## Task requirements
Leave out all pictures. Return exactly the lines from the top of the material through the line containing "velocidad = [34, 35, 33, 36, 35]".

## Collected material

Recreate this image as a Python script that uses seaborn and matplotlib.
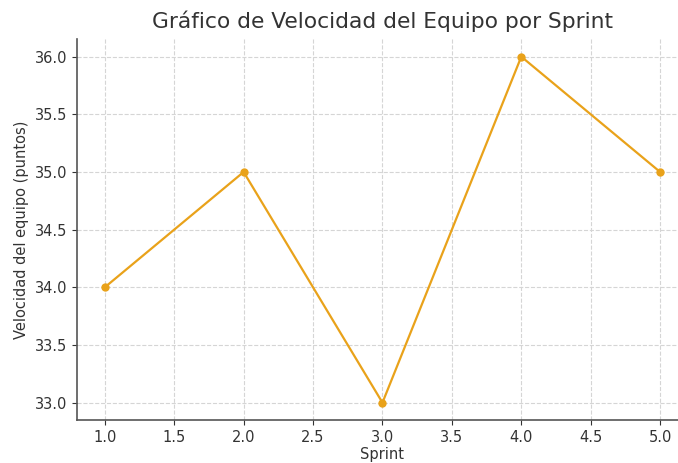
import numpy as np
import pandas as pd
import seaborn as sns
import matplotlib.pyplot as plt

sprints = [1, 2, 3, 4, 5]
velocidad = [34, 35, 33, 36, 35]

df = pd.DataFrame({"Sprint": sprints, "Velocidad": velocidad})

sns.set_style("ticks")
plt.rcParams['font.family'] = ['DejaVu Sans']
plt.rcParams['text.color'] = '#333333'
plt.rcParams['axes.labelcolor'] = '#333333'
plt.rcParams['xtick.color'] = '#333333'
plt.rcParams['ytick.color'] = '#333333'

fig = plt.figure(figsize=(6.78, 4.63), dpi=100)
# the original was cropped on the right, so the axes run slightly past the edge
ax = fig.add_axes([0.1136, 0.093, 0.901, 0.822])

sns.lineplot(data=df, x="Sprint", y="Velocidad", marker="o", color="#E9A21A",
             linewidth=1.6, markersize=6, markeredgewidth=0, ax=ax)

ax.set_title("Gráfico de Velocidad del Equipo por Sprint", fontsize=15.7, pad=8)
ax.set_xlabel("Sprint", fontsize=10.5, labelpad=2)
ax.set_ylabel("Velocidad del equipo (puntos)", fontsize=10.5)
ax.set_xlim(0.8, 5.2)
ax.set_ylim(32.85, 36.15)
ax.set_xticks(np.arange(1.0, 5.01, 0.5))
ax.set_yticks(np.arange(33.0, 36.01, 0.5))
ax.tick_params(labelsize=10.5)
ax.grid(True, linestyle='--', color='#d5d5d5', linewidth=0.8)
for s in ['left', 'bottom']:
    ax.spines[s].set_color('#555555')
    ax.spines[s].set_linewidth(1.2)
sns.despine(ax=ax)

fig.savefig("out.png", dpi=100)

## Problem solution
Recreate this image as a Python script that uses seaborn and matplotlib.
import numpy as np
import pandas as pd
import seaborn as sns
import matplotlib.pyplot as plt

sprints = [1, 2, 3, 4, 5]
velocidad = [34, 35, 33, 36, 35]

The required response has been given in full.